Ce régime d’exception, d’expropriation et de répression est un fait permanent qui persiste depuis des dizaines d’années.
Pour notre part, il y a plus de vingt ans que nous avons condamné un tel régime attirant d’une façon particulière l’attention du gouvernement pour y mettre fin.
Oui, cela nous l’avons dit, écrit, dénoncé des milliers de fois sans que le gouvernement ait voulu considérer ni entendre nos appels. Bien au contraire, nous avons été malmenés et jetés dans les prisons pour de longues années.
C’est dans cette malheureuse situation où se débat le peuple algérien depuis toujours qu’il faut rechercher les causes de toutes les explosions du passé et des événements qui ont éclaté récemment.
Exproprié, exploité et soumis aux lois d’exception sans jamais être écouté ni respecté, l’Algérien explose parce qu’il voit toutes les portes se fermer devant lui.
De telles explosions sont le résultat de cette politique coloniale contre laquelle le peuple algérien ne cesse de crier depuis les premiers jours de l’occupation.
Nous l’avons dit en d’autres temps, et nous le répétons aujourd’hui, que c’est en mettant fin à ce régime, en faisant droit aux aspirations de notre peuple qu’on mettra fin à ces explosions qui ne sont, en vérité, que des réactions humaines et des actes de désespoir. C’est là qu’est le remède.

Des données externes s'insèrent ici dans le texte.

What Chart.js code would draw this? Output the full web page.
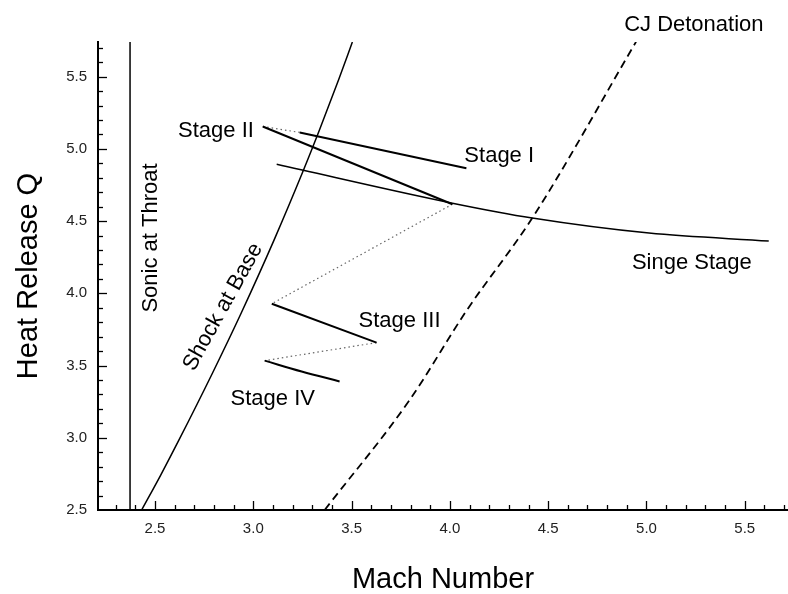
<!DOCTYPE html>
<html>
<head>
<meta charset="utf-8">
<script src="https://cdn.jsdelivr.net/npm/chart.js@4/dist/chart.umd.min.js"></script>
<style>
  body { margin: 0; background: #fff; }
  #wrap { width: 788px; height: 594px; }
</style>
</head>
<body>
<div id="wrap"><canvas id="chart" width="788" height="594"></canvas></div>
<script>
// axis ticks
var machTicks = [2.5, 3.0, 3.5, 4.0, 4.5, 5.0, 5.5];
var heatTicks = [2.5, 3.0, 3.5, 4.0, 4.5, 5.0, 5.5];

// boundary curves
var sonicMach = [2.373, 2.373];
var sonicQ    = [2.5, 5.74];

var shockMach = [2.432, 2.529, 2.622, 2.792, 2.938, 3.106, 3.256, 3.337, 3.434, 3.504];
var shockQ    = [2.5, 2.742, 2.985, 3.447, 3.862, 4.370, 4.855, 5.132, 5.478, 5.74];

var cjMach = [3.363, 3.794, 4.084, 4.419, 4.947];
var cjQ    = [2.5, 3.259, 3.879, 4.521, 5.741];

var singeMach = [3.119, 4.013, 4.419, 5.013, 5.622];
var singeQ    = [4.893, 4.624, 4.521, 4.417, 4.362];

// staged solutions
var stage1Mach = [3.236, 4.084];
var stage1Q    = [5.114, 4.866];
var stage2Mach = [3.048, 4.013];
var stage2Q    = [5.155, 4.617];
var stage3Mach = [3.094, 3.627];
var stage3Q    = [3.928, 3.659];
var stage4Mach = [3.058, 3.246, 3.439];
var stage4Q    = [3.534, 3.459, 3.390];

// dotted jumps between stages
var jump12Mach = [3.048, 3.236];
var jump12Q    = [5.155, 5.114];
var jump23Mach = [4.013, 3.094];
var jump23Q    = [4.617, 3.928];
var jump34Mach = [3.627, 3.058];
var jump34Q    = [3.659, 3.534];

// curve labels, placed in data units
var labels = [
  { text: 'Stage II',        x: 2.810, y: 5.121, rot: 0 },
  { text: 'Stage I',         x: 4.251, y: 4.948, rot: 0 },
  { text: 'Singe Stage',     x: 5.231, y: 4.210, rot: 0 },
  { text: 'Stage III',       x: 3.744, y: 3.810, rot: 0 },
  { text: 'Stage IV',        x: 3.099, y: 3.272, rot: 0 },
  { text: 'CJ Detonation',   x: 5.241, y: 5.859, rot: 0 },
  { text: 'Sonic at Throat', x: 2.478, y: 4.383, rot: -90 },
  { text: 'Shock at Base',   x: 2.846, y: 3.906, rot: -61 }
];

function pts(xs, ys) {
  return xs.map(function (x, i) { return { x: x, y: ys[i] }; });
}

function solid(data, width, smooth) {
  return {
    data: data, showLine: true, pointRadius: 0, borderColor: '#000',
    borderWidth: width, fill: false,
    cubicInterpolationMode: smooth ? 'monotone' : 'default'
  };
}

function dotted(data) {
  return {
    data: data, showLine: true, pointRadius: 0, borderColor: '#666',
    borderWidth: 1.2, borderDash: [1.5, 3], fill: false
  };
}

var cj = solid(pts(cjMach, cjQ), 1.8, true);
cj.borderDash = [8, 5];

var stage4 = solid(pts(stage4Mach, stage4Q), 2, false);
stage4.tension = 0.4;

var font = '"Liberation Sans", Arial, Helvetica, sans-serif';

var innerTicks = {
  id: 'innerTicks',
  afterDraw: function (chart) {
    var ctx = chart.ctx, xs = chart.scales.x, ys = chart.scales.y;
    var area = chart.chartArea;
    ctx.save();
    ctx.strokeStyle = '#000';
    ctx.lineWidth = 1.3;
    var v, p, len;
    for (v = 23; v <= 57; v++) {
      p = Math.round(xs.getPixelForValue(v / 10)) + 0.5;
      len = v % 5 === 0 ? 9 : 5;
      ctx.beginPath(); ctx.moveTo(p, area.bottom); ctx.lineTo(p, area.bottom - len); ctx.stroke();
    }
    for (v = 26; v <= 57; v++) {
      p = Math.round(ys.getPixelForValue(v / 10)) + 0.5;
      len = v % 5 === 0 ? 9 : 5;
      ctx.beginPath(); ctx.moveTo(area.left, p); ctx.lineTo(area.left + len, p); ctx.stroke();
    }
    ctx.restore();
  }
};

var curveLabels = {
  id: 'curveLabels',
  afterDraw: function (chart) {
    var ctx = chart.ctx, xs = chart.scales.x, ys = chart.scales.y;
    ctx.save();
    ctx.fillStyle = '#000';
    ctx.font = '22px ' + font;
    ctx.textAlign = 'center';
    ctx.textBaseline = 'middle';
    labels.forEach(function (l) {
      ctx.save();
      ctx.translate(xs.getPixelForValue(l.x), ys.getPixelForValue(l.y));
      ctx.rotate(l.rot * Math.PI / 180);
      ctx.fillText(l.text, 0, 0);
      ctx.restore();
    });
    ctx.restore();
  }
};

new Chart(document.getElementById('chart'), {
  type: 'scatter',
  data: {
    datasets: [
      solid(pts(sonicMach, sonicQ), 1.5, false),
      solid(pts(shockMach, shockQ), 1.5, true),
      cj,
      solid(pts(singeMach, singeQ), 1.5, true),
      solid(pts(stage1Mach, stage1Q), 2, false),
      solid(pts(stage2Mach, stage2Q), 2, false),
      solid(pts(stage3Mach, stage3Q), 2, false),
      stage4,
      dotted(pts(jump12Mach, jump12Q)),
      dotted(pts(jump23Mach, jump23Q)),
      dotted(pts(jump34Mach, jump34Q))
    ]
  },
  options: {
    responsive: false,
    animation: false,
    devicePixelRatio: 1,
    layout: { padding: { top: 42, right: 0, bottom: 0, left: 0 } },
    plugins: { legend: { display: false }, tooltip: { enabled: false } },
    scales: {
      x: {
        type: 'linear', min: 2.21, max: 5.72,
        afterBuildTicks: function (s) { s.ticks = machTicks.map(function (v) { return { value: v }; }); },
        afterFit: function (s) { s.height = 84; },
        grid: { display: true, drawOnChartArea: false, drawTicks: false },
        border: { display: true, color: '#000', width: 2 },
        ticks: {
          padding: 10, color: '#222',
          font: { family: font, size: 15 },
          callback: function (v) { return v.toFixed(1); }
        },
        title: {
          display: true, text: 'Mach Number', color: '#000',
          font: { family: font, size: 29, lineHeight: 1 },
          padding: { top: 0, bottom: 0 }
        }
      },
      y: {
        type: 'linear', min: 2.5, max: 5.74,
        afterBuildTicks: function (s) { s.ticks = heatTicks.map(function (v) { return { value: v }; }); },
        afterFit: function (s) { s.width = 98; },
        grid: { display: true, drawOnChartArea: false, drawTicks: false },
        border: { display: true, color: '#000', width: 2 },
        ticks: {
          padding: 11, color: '#222',
          font: { family: font, size: 15 },
          callback: function (v) { return v.toFixed(1); }
        },
        title: {
          display: true, text: 'Heat Release Q', color: '#000',
          font: { family: font, size: 29, lineHeight: 1 },
          padding: { top: 14, bottom: 0 }
        }
      }
    }
  },
  plugins: [innerTicks, curveLabels]
});
</script>
</body>
</html>
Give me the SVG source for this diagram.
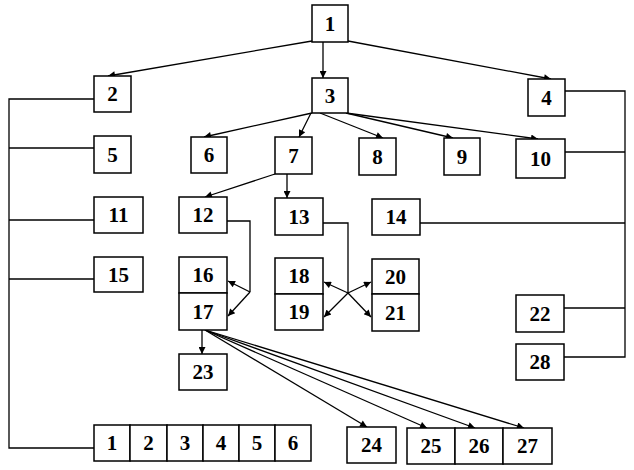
<svg xmlns="http://www.w3.org/2000/svg" width="634" height="470" viewBox="0 0 634 470">
<style>
rect{fill:#fff;stroke:#000;stroke-width:1.5}
text{font-family:"Liberation Serif","Times New Roman",serif;font-weight:bold;font-size:21px;text-anchor:middle;dominant-baseline:central;fill:#000}
.c line,.c polyline{stroke:#000;stroke-width:1.3;fill:none}
.a{marker-end:url(#ah)}
</style>
<defs>
<marker id="ah" viewBox="0 0 10 10" refX="10" refY="5" markerWidth="10" markerHeight="7" orient="auto" markerUnits="userSpaceOnUse"><path d="M0,0 L10,5 L0,10 z" fill="#000"/></marker>
</defs>
<rect x="0" y="0" width="634" height="470" style="stroke:none"/>
<g class="c" id="connectors">
<line class="a" x1="312" y1="41" x2="108" y2="76"/>
<line class="a" x1="323" y1="42" x2="323" y2="78"/>
<line class="a" x1="348" y1="41" x2="551" y2="79"/>
<line class="a" x1="312" y1="113" x2="204" y2="137"/>
<line class="a" x1="311" y1="113" x2="299" y2="137"/>
<line class="a" x1="320" y1="113" x2="383" y2="138"/>
<line class="a" x1="346" y1="113" x2="453" y2="138"/>
<line class="a" x1="346" y1="113" x2="538" y2="139"/>
<line class="a" x1="275" y1="174" x2="205" y2="197"/>
<line class="a" x1="287" y1="174" x2="287" y2="198"/>
<polyline points="227,221 250,221 250,292"/>
<line class="a" x1="250" y1="292" x2="228" y2="281"/>
<line class="a" x1="250" y1="292" x2="228" y2="316"/>
<polyline points="323,223 348,223 348,293"/>
<line class="a" x1="348" y1="293" x2="324" y2="282"/>
<line class="a" x1="348" y1="293" x2="324" y2="317"/>
<line class="a" x1="348" y1="293" x2="371" y2="282"/>
<line class="a" x1="348" y1="293" x2="371" y2="317"/>
<line class="a" x1="202" y1="330" x2="202" y2="354"/>
<line class="a" x1="205" y1="330" x2="367" y2="427"/>
<line class="a" x1="205" y1="330" x2="427" y2="428"/>
<line class="a" x1="205" y1="330" x2="475" y2="428"/>
<line class="a" x1="205" y1="330" x2="524" y2="428"/>
<polyline points="94,99 9,99 9,448 94,448"/>
<line x1="9" y1="148" x2="94" y2="148"/>
<line x1="9" y1="220" x2="94" y2="220"/>
<line x1="9" y1="279" x2="94" y2="279"/>
<polyline points="565,91 625,91 625,357 564,357"/>
<line x1="565" y1="152" x2="625" y2="152"/>
<line x1="420" y1="223" x2="625" y2="223"/>
<line x1="564" y1="308" x2="625" y2="308"/>
</g>
<g id="n1"><rect x="312" y="5" width="36" height="37"/><text x="330" y="23.5">1</text></g>
<g id="n2"><rect x="94" y="76" width="37" height="36"/><text x="112.5" y="94">2</text></g>
<g id="n3"><rect x="312" y="78" width="36" height="35"/><text x="330" y="95.5">3</text></g>
<g id="n4"><rect x="528" y="79" width="37" height="37"/><text x="546.5" y="97.5">4</text></g>
<g id="n5"><rect x="94" y="136" width="37" height="37"/><text x="112.5" y="154.5">5</text></g>
<g id="n6"><rect x="191" y="137" width="36" height="36"/><text x="209" y="155">6</text></g>
<g id="n7"><rect x="275" y="137" width="37" height="37"/><text x="293.5" y="155.5">7</text></g>
<g id="n8"><rect x="359" y="138" width="37" height="37"/><text x="377.5" y="156.5">8</text></g>
<g id="n9"><rect x="444" y="138" width="36" height="37"/><text x="462" y="156.5">9</text></g>
<g id="n10"><rect x="516" y="139" width="49" height="39"/><text x="540.5" y="158.5">10</text></g>
<g id="n11"><rect x="94" y="197" width="49" height="36"/><text x="118.5" y="215">11</text></g>
<g id="n12"><rect x="179" y="197" width="48" height="36"/><text x="203" y="215">12</text></g>
<g id="n13"><rect x="275" y="198" width="48" height="37"/><text x="299" y="216.5">13</text></g>
<g id="n14"><rect x="372" y="199" width="48" height="36"/><text x="396" y="217">14</text></g>
<g id="n15"><rect x="94" y="257" width="49" height="35"/><text x="118.5" y="274.5">15</text></g>
<g id="n16"><rect x="179" y="257" width="48" height="36"/><text x="203" y="275">16</text></g>
<g id="n17"><rect x="179" y="293" width="48" height="37"/><text x="203" y="311.5">17</text></g>
<g id="n18"><rect x="275" y="258" width="48" height="36"/><text x="299" y="276">18</text></g>
<g id="n19"><rect x="275" y="294" width="48" height="36"/><text x="299" y="312">19</text></g>
<g id="n20"><rect x="372" y="259" width="47" height="35"/><text x="395.5" y="276.5">20</text></g>
<g id="n21"><rect x="372" y="294" width="47" height="37"/><text x="395.5" y="312.5">21</text></g>
<g id="n22"><rect x="516" y="295" width="48" height="37"/><text x="540" y="313.5">22</text></g>
<g id="n23"><rect x="179" y="354" width="48" height="36"/><text x="203" y="372">23</text></g>
<g id="n28"><rect x="516" y="344" width="48" height="36"/><text x="540" y="362">28</text></g>
<g id="row1to6">
<rect x="94" y="425" width="36" height="36"/><text x="112" y="443">1</text>
<rect x="130" y="425" width="37" height="36"/><text x="148.5" y="443">2</text>
<rect x="167" y="425" width="36" height="36"/><text x="185" y="443">3</text>
<rect x="203" y="425" width="36" height="36"/><text x="221" y="443">4</text>
<rect x="239" y="425" width="36" height="36"/><text x="257" y="443">5</text>
<rect x="275" y="425" width="36" height="36"/><text x="293" y="443">6</text>
</g>
<g id="n24"><rect x="347" y="427" width="49" height="36"/><text x="371.5" y="445">24</text></g>
<g id="n25"><rect x="407" y="428" width="48" height="36"/><text x="431" y="446">25</text></g>
<g id="n26"><rect x="455" y="428" width="48" height="36"/><text x="479" y="446">26</text></g>
<g id="n27"><rect x="503" y="428" width="49" height="36"/><text x="527.5" y="446">27</text></g>
</svg>
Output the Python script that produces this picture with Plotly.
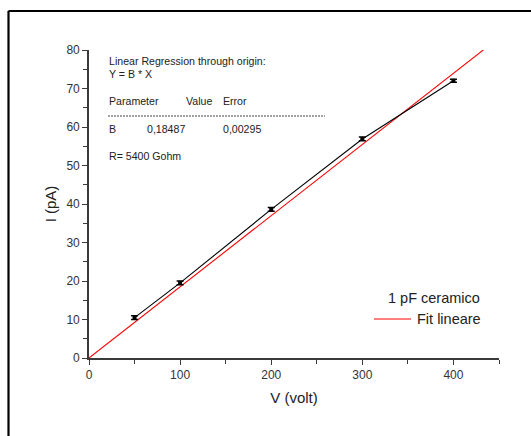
import plotly.graph_objects as go

# Measured current vs applied voltage for the 1 pF ceramic capacitor
voltage = [50, 100, 200, 300, 400]
current = [10.5, 19.5, 38.6, 56.9, 72.0]
current_err = [0.5, 0.5, 0.5, 0.5, 0.4]

# Linear regression through origin: Y = B * X
B = 0.18487
B_err = 0.00295
fit_x = [0, 433.8]
fit_y = [B * v for v in fit_x]

x_ticks = [0, 100, 200, 300, 400]
y_ticks = [0, 10, 20, 30, 40, 50, 60, 70, 80]

FONT = "Liberation Sans, Arial, sans-serif"
AXIS_COL = "#3a3a3a"

fig = go.Figure()

fig.add_trace(go.Scatter(
    x=fit_x, y=fit_y, mode="lines",
    line=dict(color="#ff0000", width=1.1),
    name="Fit lineare", showlegend=False,
))

fig.add_trace(go.Scatter(
    x=voltage, y=current, mode="lines+markers",
    line=dict(color="#000000", width=1.1),
    marker=dict(color="#000000", size=4, symbol="square"),
    error_y=dict(type="data", array=current_err, color="#000000",
                 thickness=1.5, width=3.5),
    name="1 pF ceramico", showlegend=False,
))

W, H = 531, 436
ML, MR, MT, MB = 89, 32, 50, 78
pw, ph = W - ML - MR, H - MT - MB


def px(xp):
    return (xp - ML) / pw


def py(yp):
    return (H - MB - yp) / ph


fig.update_layout(
    width=W, height=H,
    margin=dict(l=ML, r=MR, t=MT, b=MB),
    paper_bgcolor="white", plot_bgcolor="white",
    font=dict(family=FONT, color="#222222"),
    xaxis=dict(
        range=[0, 450], tickvals=x_ticks, showgrid=False, zeroline=False,
        showline=True, linecolor=AXIS_COL, linewidth=1.6,
        ticks="outside", ticklen=5, tickwidth=1.2, tickcolor=AXIS_COL,
        tickfont=dict(size=12, family=FONT, color="#333333"),
        minor=dict(dtick=50, ticks="outside", ticklen=4, tickwidth=1.2, tickcolor=AXIS_COL),
        title=dict(text="V (volt)", font=dict(size=15, family=FONT, color="#222222"), standoff=11),
    ),
    yaxis=dict(
        range=[0, 80], tickvals=y_ticks, showgrid=False, zeroline=False,
        showline=True, linecolor=AXIS_COL, linewidth=1.6,
        ticks="outside", ticklen=5, tickwidth=1.2, tickcolor=AXIS_COL,
        tickfont=dict(size=12, family=FONT, color="#333333"),
        minor=dict(dtick=5, ticks="outside", ticklen=4, tickwidth=1.2, tickcolor=AXIS_COL),
        title=dict(text="I (pA)", font=dict(size=15, family=FONT, color="#222222"), standoff=6),
    ),
)

small = dict(size=10.6, family=FONT, color="#222222")
notes = [
    (108, 61, "Linear Regression through origin:"),
    (108, 74, "Y = B * X"),
    (108, 101, "Parameter"),
    (185, 101, "Value"),
    (222, 101, "Error"),
    (108, 129, "B"),
    (146, 129, f"{B:.5f}".replace(".", ",")),
    (222, 129, f"{B_err:.5f}".replace(".", ",")),
    (108, 156, "R= 5400 Gohm"),
]
for xp, yp, t in notes:
    fig.add_annotation(x=px(xp), y=py(yp), xref="paper", yref="paper",
                       text=t, showarrow=False, xanchor="left", yanchor="middle",
                       font=small, xshift=-1)

# dashed separator under the header row
fig.add_shape(type="line", xref="paper", yref="paper",
              x0=px(108), x1=px(325), y0=py(116), y1=py(116),
              line=dict(color="#444444", width=1, dash="2px,1px"))

# legend drawn as text + sample line
leg = dict(size=14.5, family=FONT, color="#222222")
fig.add_annotation(x=px(482), y=py(298), xref="paper", yref="paper",
                   text="1 pF ceramico", showarrow=False, xanchor="right",
                   yanchor="middle", font=leg)
fig.add_annotation(x=px(483), y=py(319), xref="paper", yref="paper",
                   text="Fit lineare", showarrow=False, xanchor="right",
                   yanchor="middle", font=leg)
fig.add_shape(type="line", xref="paper", yref="paper",
              x0=px(374), x1=px(411), y0=py(319), y1=py(319),
              line=dict(color="#ff0000", width=1.1))

# outer frame (top and left edges)
fig.add_shape(type="line", xref="paper", yref="paper",
              x0=px(8.5), x1=px(W + 5), y0=py(11), y1=py(11),
              line=dict(color="black", width=2.2))
fig.add_shape(type="line", xref="paper", yref="paper",
              x0=px(8.5), x1=px(8.5), y0=py(11), y1=py(H + 5),
              line=dict(color="black", width=2.2))

fig.write_html("out.html")
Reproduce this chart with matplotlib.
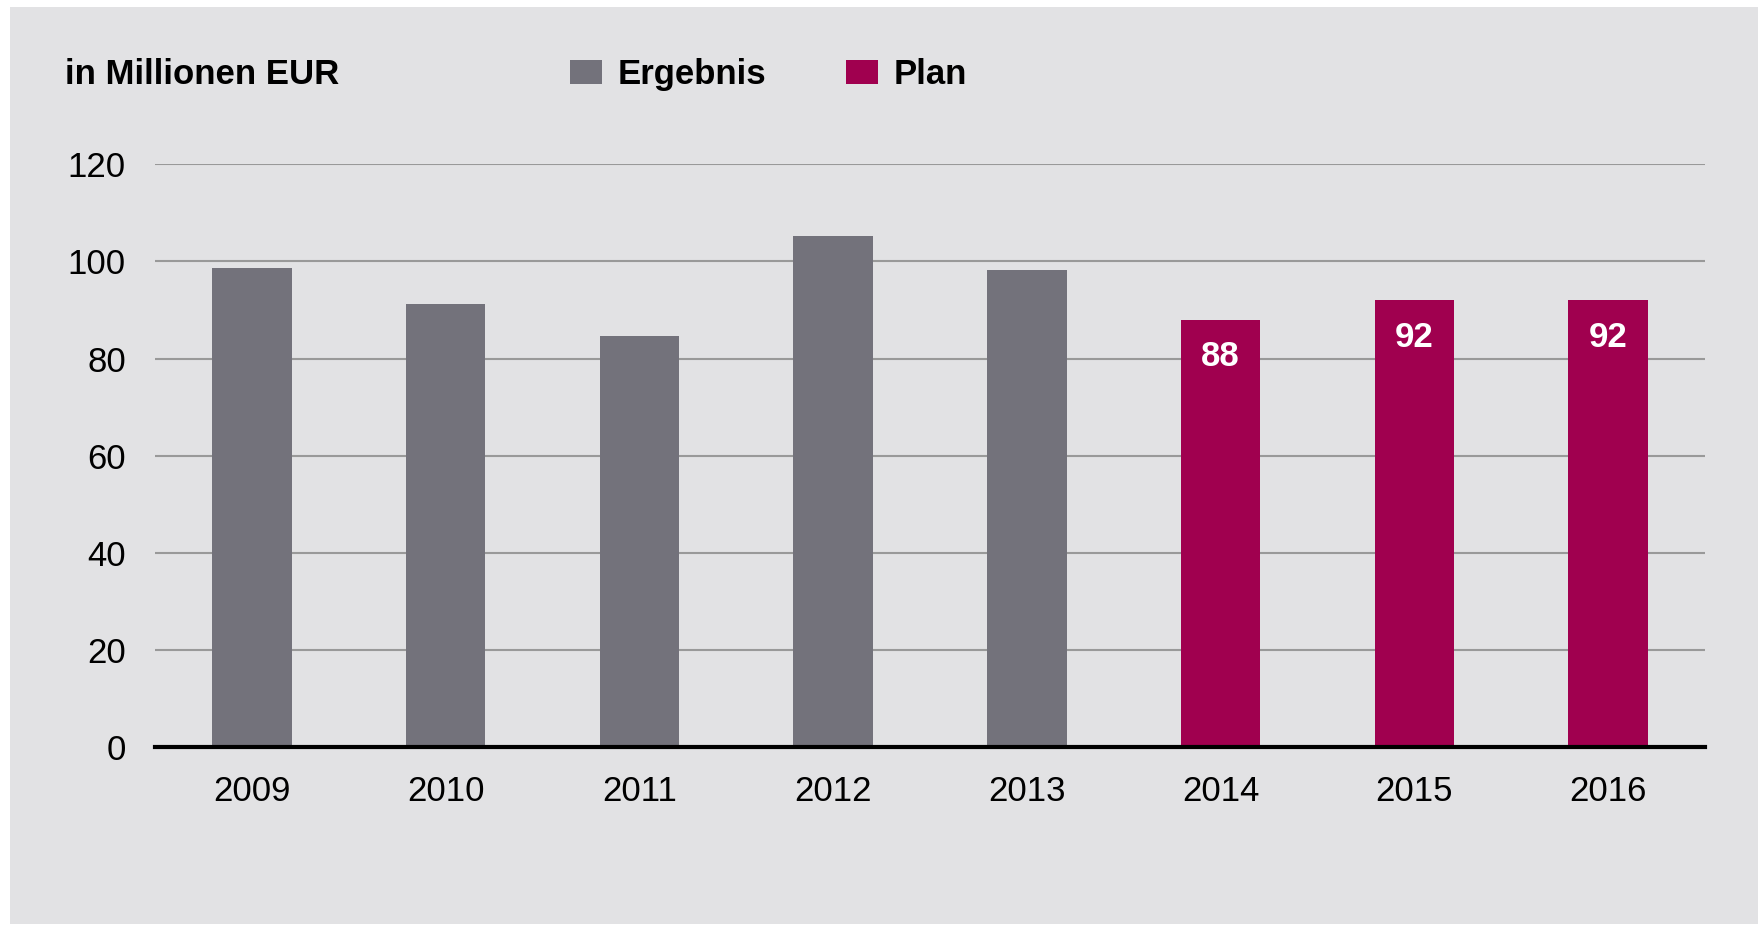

Il faut avoir le courage de le regarder en face pour apporter une solution juste, humaine, logique aux réalités algériennes.
Telle a été notre lutte dans le passé, telle elle sera demain et toujours.
Aussi, fidèle à notre passé et à nos rapports de sympathie avec le peuple français et sa classe ouvrière, nous leur demandons aujourd’hui de tendre une main fraternelle au peuple algérien, qui actuellement supporte une rude répression dans tout le pays.
Hier comme aujourd’hui, nous continuerons à œuvrer de façon à ce que l’amitié qui lie les travailleurs algériens au peuple français se développe dans la lutte pour que nos deux peuples libres de toute servitude coloniale et capitaliste, marchent de l’avant vers la liberté, le progrès, la justice, la paix et la solidarité entre les peuples.
MESSALI HADJ,
proscrit politique.
Fait ce jour aux Sables d’Olonne, 8 novembre 1954.